Infine, non è ancora completamente risolta la carenza di container causata da un accumulo di vuoti nei porti di importazione, a discapito di quelli cinesi. Questa criticità si sta gradualmente alleviando. Infatti, oltre al trasporto dei contenitori vuoti verso la Cina, anche la produzione di container nuovi è aumentata. La Cina è il primo produttore di container a livello mondiale.
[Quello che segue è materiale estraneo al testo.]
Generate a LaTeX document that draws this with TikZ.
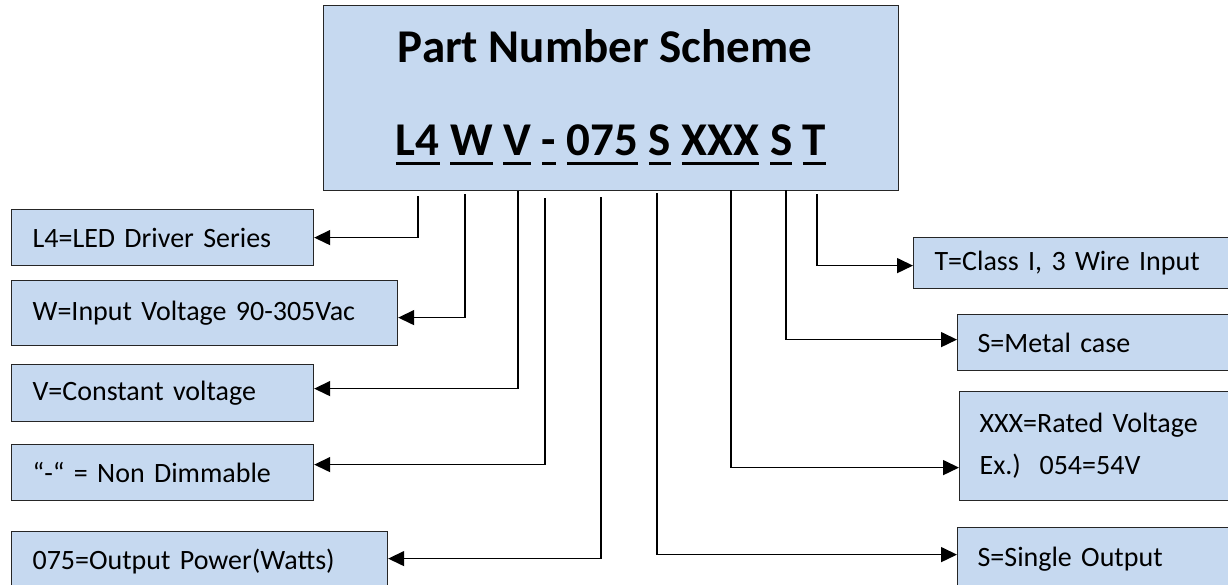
\documentclass[tikz,border=0pt]{standalone}
\usepackage{fontspec}
\setmainfont{Carlito}
\usetikzlibrary{arrows.meta}
\definecolor{boxfill}{HTML}{C6D9F0}
\definecolor{boxline}{HTML}{262626}
\newcommand\pnul[1]{\setbox0\hbox{#1}\rlap{\rule[-10pt]{\wd0}{3.2pt}}\box0\relax}
\begin{document}
\begin{tikzpicture}[x=1pt,y=-1pt,
  box/.style={draw=boxline,fill=boxfill,line width=1.2pt,anchor=north west,
    inner ysep=0pt,align=left,font=\fontsize{28}{42}\selectfont},
  conn/.style={line width=1.5pt,-{Triangle[length=16pt,width=15pt]}}]
\useasboundingbox (0,0) rectangle (1228,584);
\clip (0,0) rectangle (1228,584);
% title box
\node[draw=boxline,fill=boxfill,line width=1.2pt,anchor=north west,inner sep=0pt,
  minimum width=575pt,minimum height=185pt] (head) at (323,5) {};
\node[anchor=base,inner sep=0pt,font=\fontsize{47}{50}\selectfont\bfseries] (title) at (605,62) {Part Number Scheme};
\node[anchor=base,inner sep=0pt,font=\fontsize{47}{50}\selectfont\bfseries] (code) at (611,155)
  {\pnul{L4} \pnul{W} \pnul{V} \pnul{-} \pnul{075} \pnul{S} \pnul{XXX} \pnul{S} \pnul{T}};
% left boxes
\node[box,minimum width=302pt,minimum height=56pt,text width=260pt,inner xsep=21pt] (b1) at (11,209) {L4=LED Driver Series};
\node[box,minimum width=386pt,minimum height=65pt,text width=344pt,inner xsep=21pt] (b2) at (11,280) {W=Input Voltage 90-305Vac};
\node[box,minimum width=302pt,minimum height=57pt,text width=260pt,inner xsep=21pt] (b3) at (11,364) {V=Constant voltage};
\node[box,minimum width=302pt,minimum height=56pt,text width=260pt,inner xsep=21pt] (b4) at (11,444) {“-“ = Non Dimmable};
\node[box,minimum width=376pt,minimum height=59pt,text width=334pt,inner xsep=21pt] (b5) at (11,531) {075=Output Power(Watts)};
% right boxes
\node[box,minimum width=327pt,minimum height=51pt,text width=285pt,inner xsep=21pt] (t1) at (913,237) {T=Class I, 3 Wire Input};
\node[box,minimum width=283pt,minimum height=56pt,text width=243pt,inner xsep=20pt] (t2) at (957,314) {S=Metal case};
\node[box,minimum width=281pt,minimum height=109pt,text width=241pt,inner xsep=20pt] (t3) at (959,391) {XXX=Rated Voltage\\Ex.)\ \ 054=54V};
\node[box,minimum width=283pt,minimum height=63pt,text width=243pt,inner xsep=20pt] (t4) at (957,527) {S=Single Output};
% connector start points
\coordinate (c1) at (418,196);
\coordinate (c2) at (465,194);
\coordinate (c3) at (518,191);
\coordinate (c4) at (545,198);
\coordinate (c5) at (601,197);
\coordinate (c6) at (657,193);
\coordinate (c7) at (731,190);
\coordinate (c8) at (786,190);
\coordinate (c9) at (817,194);
\draw[conn] (c1) |- (b1.east);
\draw[conn] (c2) |- ([yshift=-4.5pt]b2.east);
\draw[conn] (c3) |- ([yshift=4.5pt]b3.east);
\draw[conn] (c4) |- ([yshift=8pt]b4.east);
\draw[conn] (c5) |- ([yshift=2.5pt]b5.east);
\draw[conn] (c9) |- ([yshift=-2.5pt]t1.west);
\draw[conn] (c8) |- ([yshift=3pt]t2.west);
\draw[conn] (c7) |- ([yshift=-21.5pt]t3.west);
\draw[conn] (c6) |- ([yshift=4.5pt]t4.west);
\end{tikzpicture}
\end{document}
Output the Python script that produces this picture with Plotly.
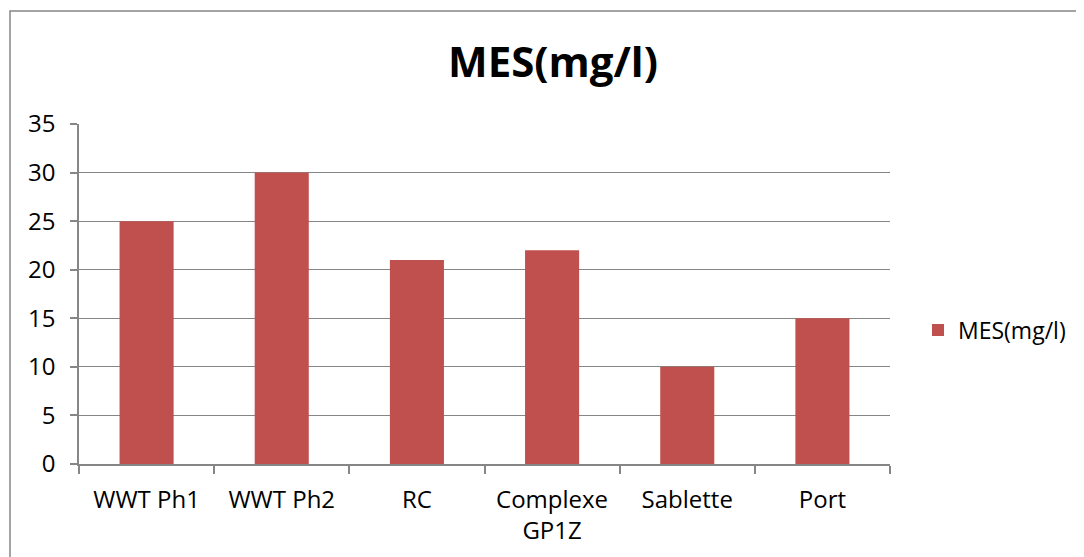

Nel 2021, ha portato la capacità produttiva mensile da 200.000 a 500.000 contenitori da 20 piedi, con un surplus di inventario di 400.000 unità.

Possibili scenari futuri

La pandemia sta mettendo a dura prova il ritorno alla normalità anche nel mondo del commercio marittimo, esacerbando tendenze già problematiche precedenti all’emergenza. Oggi, con tempi di consegna di 60/70 giorni e tariffe sui noli che spesso superano il valore della stessa merce acquistata, ci si interroga sulla sostenibilità di una catena del valore che concentra la maggior parte delle forniture in Asia, a migliaia di chilometri da chi acquista.

E’ possibile che la supply chain, in certi casi, si rilocalizzi e nuovi poli produttivi “locali” ne beneficino. Tuttavia, nel prossimo futuro la Cina continuerà ad essere l’hub produttivo principale nel mondo. Ricostruire il sistema di forniture non è un processo immediato, né imminente. E’ invece urgente che lo shipping si evolva assecondando altri importanti trend resi manifesti dalla pandemia. Digitalizzazione e sostenibilità delle infrastrutture portuali, trasparenza nel mercato dei trasporti e tutela dei lavoratori possono riportare alla normalità lo shipping internazionale.